• **EXERCISE REQUIREMENTS**:
Print word for word the first line of the listing below and every line after it, through the line with "YAxis, CartesianGrid, Legend". Leave out the pictures and the rest.

• **INFORMATION SHOWN**:

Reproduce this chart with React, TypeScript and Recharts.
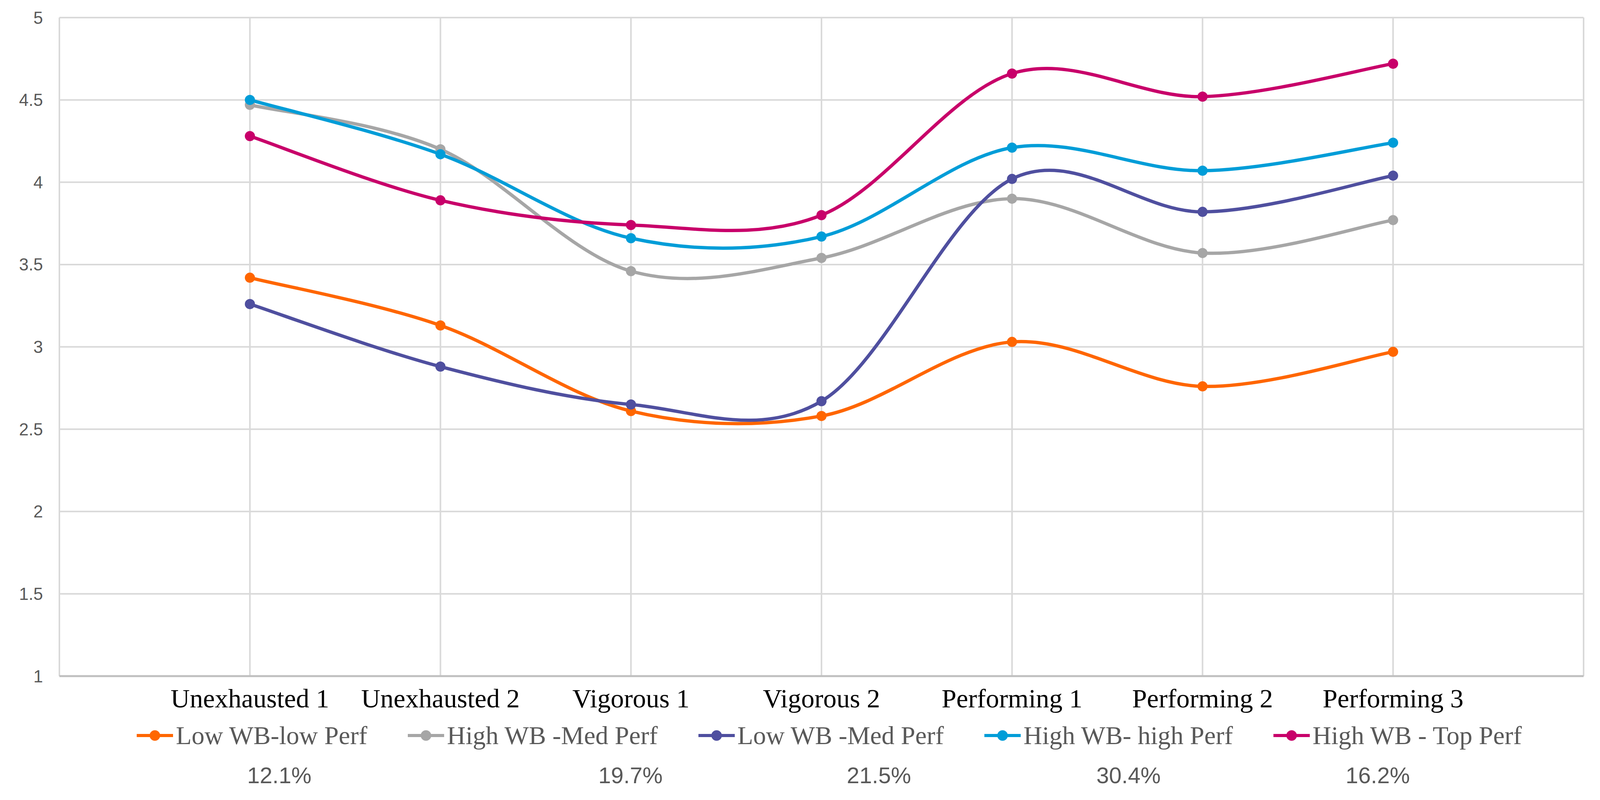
import React from 'react';
import { LineChart, Line, XAxis, YAxis, CartesianGrid, Legend } from 'recharts';

// ---- data ----
const CATEGORIES = ['Unexhausted 1', 'Unexhausted 2', 'Vigorous 1', 'Vigorous 2', 'Performing 1', 'Performing 2', 'Performing 3'];
const SERIES_NAMES = ['Low WB-low Perf', 'High WB -Med Perf', 'Low WB -Med Perf', 'High WB- high Perf', 'High WB - Top Perf'];
const SHARES = ['12.1%', '19.7%', '21.5%', '30.4%', '16.2%'];
const LOW_WB_LOW_PERF = [3.42, 3.13, 2.61, 2.58, 3.03, 2.76, 2.97];
const HIGH_WB_MED_PERF = [4.47, 4.2, 3.46, 3.54, 3.9, 3.57, 3.77];
const LOW_WB_MED_PERF = [3.26, 2.88, 2.65, 2.67, 4.02, 3.82, 4.04];
const HIGH_WB_HIGH_PERF = [4.5, 4.17, 3.66, 3.67, 4.21, 4.07, 4.24];
const HIGH_WB_TOP_PERF = [4.28, 3.89, 3.74, 3.8, 4.66, 4.52, 4.72];
const Y_TICKS = [1, 1.5, 2, 2.5, 3, 3.5, 4, 4.5, 5];

// ---- styles / layout ----
const SERIES_VALUES = [LOW_WB_LOW_PERF, HIGH_WB_MED_PERF, LOW_WB_MED_PERF, HIGH_WB_HIGH_PERF, HIGH_WB_TOP_PERF];
const COLORS = ['#FF6600', '#A6A6A6', '#4F4F9F', '#009DD8', '#C8006A'];
const SHARE_CENTERS = [715, 1614, 2250, 2889, 3527];
const W = 4111;
const H = 2047;

const data = CATEGORIES.map((c, i) => {
  const row: any = { x: i + 1, category: c };
  SERIES_VALUES.forEach((vals, k) => {
    row['s' + k] = vals[i];
  });
  return row;
});

const X_TICKS = Array.from({ length: CATEGORIES.length + 2 }, (_, i) => i);

// Excel-like smoothing (Catmull-Rom as cubic Bezier)
function smoothCurve(context: any) {
  let pts: number[][] = [];
  return {
    areaStart() {},
    areaEnd() {},
    lineStart() {
      pts = [];
    },
    point(x: number, y: number) {
      pts.push([+x, +y]);
    },
    lineEnd() {
      const n = pts.length;
      if (!n) return;
      context.moveTo(pts[0][0], pts[0][1]);
      for (let i = 0; i < n - 1; i++) {
        const p0 = pts[i - 1] || pts[i];
        const p1 = pts[i];
        const p2 = pts[i + 1];
        const p3 = pts[i + 2] || p2;
        const c1x = p1[0] + (p2[0] - p0[0]) / 6;
        const c1y = p1[1] + (p2[1] - p0[1]) / 6;
        const c2x = p2[0] - (p3[0] - p1[0]) / 6;
        const c2y = p2[1] - (p3[1] - p1[1]) / 6;
        context.bezierCurveTo(c1x, c1y, c2x, c2y, p2[0], p2[1]);
      }
    },
  };
}

const CategoryTick = (props: any) => {
  const { x, y, payload } = props;
  const label = CATEGORIES[payload.value - 1];
  if (!label) return <g />;
  return (
    <text x={x} y={y + 80} textAnchor="middle" fill="#000000" fontSize={68} fontFamily="'Liberation Serif', serif">
      {label}
    </text>
  );
};

const LegendContent = () => (
  <div style={{ position: 'relative', width: W, height: 207 }}>
    <div
      style={{
        position: 'absolute',
        top: 9,
        left: 0,
        width: W,
        height: 66,
        display: 'flex',
        justifyContent: 'center',
        alignItems: 'center',
        gap: 104,
        paddingLeft: 135,
        boxSizing: 'border-box',
      }}
    >
      {SERIES_NAMES.map((name, i) => (
        <div key={name} style={{ display: 'flex', alignItems: 'center' }}>
          <svg width={93} height={30} style={{ display: 'block' }}>
            <line x1={0} y1={15} x2={93} y2={15} stroke={COLORS[i]} strokeWidth={8} />
            <circle cx={46.5} cy={15} r={13.5} fill={COLORS[i]} />
          </svg>
          <span
            style={{
              marginLeft: 7,
              fontFamily: "'Liberation Serif', serif",
              fontSize: 66,
              lineHeight: '66px',
              color: '#595959',
              whiteSpace: 'nowrap',
            }}
          >
            {name}
          </span>
        </div>
      ))}
    </div>
    {SHARES.map((s, i) => (
      <div
        key={s}
        style={{
          position: 'absolute',
          top: 115,
          left: SHARE_CENTERS[i],
          transform: 'translateX(-50%)',
          fontFamily: "'Liberation Sans', Arial, sans-serif",
          fontSize: 58,
          lineHeight: '58px',
          color: '#595959',
          whiteSpace: 'nowrap',
        }}
      >
        {s}
      </div>
    ))}
  </div>
);

export default function App() {
  return (
    <div style={{ position: 'absolute', left: 0, top: 0, width: W, height: H, background: '#ffffff' }}>
      <LineChart width={W} height={H} data={data} margin={{ top: 45, right: 57, left: 0, bottom: 0 }}>
        <CartesianGrid stroke="#D9D9D9" strokeWidth={4} />
        <XAxis
          type="number"
          dataKey="x"
          domain={[0, CATEGORIES.length + 1]}
          ticks={X_TICKS}
          interval={0}
          height={317}
          tickLine={false}
          tickSize={0}
          tickMargin={0}
          axisLine={{ stroke: '#BFBFBF', strokeWidth: 5 }}
          tick={<CategoryTick />}
        />
        <YAxis
          type="number"
          domain={[1, 5]}
          ticks={Y_TICKS}
          interval={0}
          width={152}
          axisLine={false}
          tickLine={false}
          tickSize={0}
          tickMargin={42}
          tick={{ fill: '#595959', fontSize: 44, fontFamily: "'Liberation Sans', Arial, sans-serif" }}
        />
        <Legend
          layout="horizontal"
          verticalAlign="middle"
          align="center"
          content={<LegendContent />}
          wrapperStyle={{ position: 'absolute', top: 1840, left: 0, width: W, height: 207 }}
        />
        {SERIES_NAMES.map((name, k) => (
          <Line
            key={name}
            name={name}
            dataKey={'s' + k}
            type={smoothCurve as any}
            stroke={COLORS[k]}
            strokeWidth={8.5}
            dot={{ r: 13, fill: COLORS[k], stroke: COLORS[k], strokeWidth: 0 }}
            activeDot={false}
            isAnimationActive={false}
          />
        ))}
      </LineChart>
    </div>
  );
}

• **OUTPUT BELOW**:
Reproduce this chart with React, TypeScript and Recharts.
import React from 'react';
import { LineChart, Line, XAxis, YAxis, CartesianGrid, Legend } from 'recharts';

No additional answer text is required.